“La buena suerte”:Gracia Querejeta y el arte de encontrar luz en las ruinas.
La trayectoria de Gracia Querejeta es la de una cineasta que ha sabido navegar entre la intimidad de los personajes y la amplitud de sus silencios. Desde sus primeras obras como Una estación de paso o El último viaje de Robert Rylands, hasta títulos más sólidos como Siete mesas de billar francés o Felices 140, su cine ha oscilado siempre entre la melancolía y la contención, retratando relaciones humanas marcadas por el peso del pasado, la familia o la pérdida. En La buena suerte, su nuevo largometraje, Querejeta no sólo sigue explorando estos territorios: los depura hasta lo esencial.
En esta historia de soledades cruzadas, Pablo —un Hugo Silva contenido y más vulnerable que de costumbre— llega a un pueblo detenido en el tiempo, huyendo de un pasado que el guion nunca verbaliza del todo, pero que late en cada gesto, en cada mirada perdida hacia las vías muertas de la estación. Allí conoce a Raluca (Megan Montaner), un personaje luminoso que parece ajeno a la derrota, capaz de insuflar vida a un espacio donde todo parece abandonado. La tensión entre ambos no estalla, sino que va macerando en un ritmo calmo y reposado, marca de la directora, que huye deliberadamente de lo obvio y construye su relato a base de detalles, de pausas, de insinuaciones.
Querejeta ha evolucionado hacia una forma de narrar más depurada y menos dependiente de la acción explícita. Aquí, como en 15 años y un día, es más lo que calla que lo que dice. Pero en La buena suerte, ese silencio se hace paisaje: el pueblo deshabitado, las casas ruinosas, la vieja estación, todo parece formar parte de la historia de redención que la directora nos cuenta sin aspavientos, sin trampa emocional.
Las interpretaciones sostienen con solidez esta sobriedad.
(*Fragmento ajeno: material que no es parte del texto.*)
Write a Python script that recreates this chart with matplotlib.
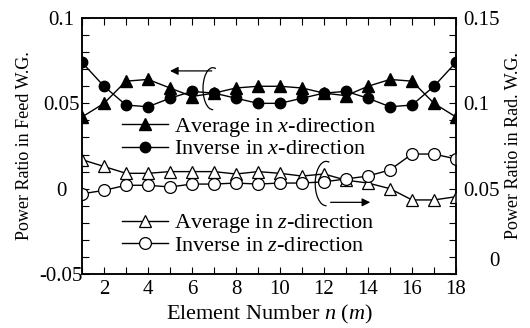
import matplotlib
matplotlib.use('Agg')
import matplotlib.pyplot as plt
from matplotlib.patches import Arc
from matplotlib.ticker import MultipleLocator, FuncFormatter

plt.rcParams['font.family'] = 'Liberation Serif'
plt.rcParams['mathtext.fontset'] = 'custom'
plt.rcParams['mathtext.rm'] = 'Liberation Serif'
plt.rcParams['mathtext.it'] = 'Liberation Serif:italic'

# element numbers
n = list(range(1, 19))

# feed waveguide (left axis)
avg_x = [0.042, 0.050, 0.063, 0.064, 0.059, 0.054, 0.056, 0.059, 0.060,
         0.060, 0.059, 0.056, 0.0545, 0.060, 0.064, 0.063, 0.050, 0.042]
inv_x = [0.074, 0.060, 0.049, 0.048, 0.053, 0.057, 0.056, 0.053, 0.050,
         0.050, 0.053, 0.056, 0.057, 0.053, 0.048, 0.049, 0.060, 0.074]

# radiating waveguide (right axis)
avg_z = [0.067, 0.063, 0.059, 0.059, 0.060, 0.060, 0.060, 0.0586, 0.060,
         0.059, 0.0574, 0.0586, 0.055, 0.0533, 0.050, 0.0434, 0.0434, 0.0453]
inv_z = [0.047, 0.049, 0.052, 0.052, 0.051, 0.0527, 0.0527, 0.0533, 0.0527,
         0.0533, 0.0533, 0.054, 0.0557, 0.0574, 0.061, 0.0703, 0.0703, 0.0674]

fig = plt.figure(figsize=(5.3, 3.28), dpi=100)
ax = fig.add_axes([0.1547, 0.1646, 0.7057, 0.7805])
ax2 = ax.twinx()

lw = 1.0
ms = 7.5
l1, = ax.plot(n, avg_x, color='k', lw=lw, marker='^', ms=ms + 0.5, mfc='k', mec='k')
l2, = ax.plot(n, inv_x, color='k', lw=lw, marker='o', ms=ms, mfc='k', mec='k')
l3, = ax2.plot(n, avg_z, color='k', lw=lw, marker='^', ms=ms + 1, mfc='white', mec='k', mew=0.9)
l4, = ax2.plot(n, inv_z, color='k', lw=lw, marker='o', ms=ms + 1, mfc='white', mec='k', mew=0.9)

ax.set_xlim(1, 18)
ax.set_ylim(-0.05, 0.1)
ax2.set_ylim(0, 0.15)

fmt = FuncFormatter(lambda v, p: '%g' % round(v, 4))
# the right-hand zero sits off the axis in the original, drawn separately below
fmt_r = FuncFormatter(lambda v, p: '' if abs(v) < 1e-9 else '%g' % round(v, 4))
ax.xaxis.set_major_locator(MultipleLocator(2))
ax.xaxis.set_minor_locator(MultipleLocator(1))
ax.yaxis.set_major_locator(MultipleLocator(0.05))
ax.yaxis.set_minor_locator(MultipleLocator(0.01))
ax2.yaxis.set_major_locator(MultipleLocator(0.05))
ax2.yaxis.set_minor_locator(MultipleLocator(0.01))
ax.yaxis.set_major_formatter(fmt)
ax2.yaxis.set_major_formatter(fmt_r)

ax.tick_params(axis='x', which='both', direction='in', top=True, length=5, width=0.8,
               labelsize=15, pad=4)
ax.tick_params(axis='y', which='both', direction='in', right=False, length=5, width=0.8,
               labelsize=15, pad=15)
ax2.tick_params(axis='y', which='both', direction='in', length=5, width=0.8,
                labelsize=15, pad=5)
for lab in ax.get_yticklabels():
    lab.set_ha('center')
ax2.text(1.104, 0.047, '0', transform=ax2.transAxes, fontsize=15,
         ha='center', va='center')

for a in (ax, ax2):
    for s in a.spines.values():
        s.set_linewidth(1.1)

ax.set_xlabel('Element Number $n$ ($m$)', fontsize=16, labelpad=3.5)
ax.set_ylabel('Power Ratio in Feed W.G.', fontsize=13, labelpad=5)
ax2.set_ylabel('Power Ratio in Rad. W.G.', fontsize=13, rotation=90, labelpad=4)

leg_kw = dict(frameon=False, fontsize=16, handlelength=2.05, handletextpad=0.3,
              labelspacing=0.0, borderpad=0, borderaxespad=0, loc='upper left')
leg1 = ax2.legend([l1, l2], ['Average in $x$-direction', 'Inverse in $x$-direction'],
                  bbox_to_anchor=(0.107, 0.618), **leg_kw)
ax2.add_artist(leg1)
ax2.legend([l3, l4], ['Average in $z$-direction', 'Inverse in $z$-direction'],
           bbox_to_anchor=(0.107, 0.241), **leg_kw)

# rotation symbols with arrows
ax.add_patch(Arc((6.95, 0.0586), 0.9, 0.0246, theta1=5, theta2=320, color='k', lw=0.9))
ax.annotate('', xy=(5.0, 0.069), xytext=(6.9, 0.069),
            arrowprops=dict(arrowstyle='-|>', color='k', lw=0.9, mutation_scale=12,
                            shrinkA=0, shrinkB=0))
ax.add_patch(Arc((12.1, 0.003), 1.0, 0.026, theta1=5, theta2=320, color='k', lw=0.9))
ax.annotate('', xy=(14.1, -0.008), xytext=(12.3, -0.008),
            arrowprops=dict(arrowstyle='-|>', color='k', lw=0.9, mutation_scale=12,
                            shrinkA=0, shrinkB=0))

fig.savefig('out.png', dpi=100)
Hugo Silva ofrece una de sus composiciones más maduras, lejos de la galantería que a menudo se le asocia. Su Pablo es un hombre roto, que busca sin querer buscar. Megan Montaner, en cambio, ilumina la pantalla con una mezcla de ternura y firmeza que recuerda a las heroínas silenciosas del cine de Kaurismäki o de ciertos filmes de los Dardenne. Miguel Rellán, en un pequeño pero sabroso papel, aporta una nota de ironía amarga que oxigena la densidad emocional del conjunto. Eva Ugarte o Álvaro Rico completan un reparto sólido, sin fisuras.
Anécdotas del rodaje revelan que la elección del pueblo abandonado en el que se filmó fue fundamental para crear la atmósfera de desarraigo que impregna el film. Gracia Querejeta insistió en rodar en localizaciones reales, sin decorados de cartón piedra, para que esa sensación de abandono fuera tangible. No es casualidad que el propio equipo técnico hablara del rodaje como una experiencia de aislamiento casi real, atrapados en un espacio sin tiempo.
La música de Vanessa Garde sabe no sobrecargar la película: apenas unos motivos mínimos, notas que subrayan la melancolía o la esperanza sin empujar las emociones del espectador. La fotografía de Juan Carlos Gómez, habitual de Querejeta, capta con maestría la grisura del entorno, pero también los pequeños destellos de luz que se filtran en el rostro de Raluca o en el reflejo de una ventana sucia. Vestuario y atrezo apuestan por la autenticidad: ropa gastada, objetos viejos, papeles amarillentos, todo habla de un tiempo detenido, de una vida que se marchita lentamente.
En cuanto a sus ecos con otras películas, La buena suerte entronca con cierta tradición del cine español de personajes desplazados y pueblos abandonados —piénsese en Los santos inocentes o El espíritu de la colmena—, pero también conecta con ese cine europeo de soledades compartidas, de encuentros improbables que redimen sin proclamas, como Le Havre o La chica desconocida.
La conclusión de la película es fiel a este tono: no hay redenciones espectaculares, ni finales felices rotundos. Hay, simplemente, la posibilidad de una vida nueva, la apertura de una grieta por la que puede colarse la luz. Es el mensaje de Gracia Querejeta: la buena suerte no es un golpe de azar; es una actitud, una decisión de seguir adelante incluso cuando todo parece perdido.
La buena suerte confirma la madurez de una directora que ha sabido despojar su cine de artificios para quedarse con lo esencial: la fragilidad humana, la esperanza mínima, la resistencia ante el vacío. Un film delicado, sugerente, que se queda en la memoria como una herida suave, como una de esas estaciones donde uno decide bajarse sin saber muy bien por qué.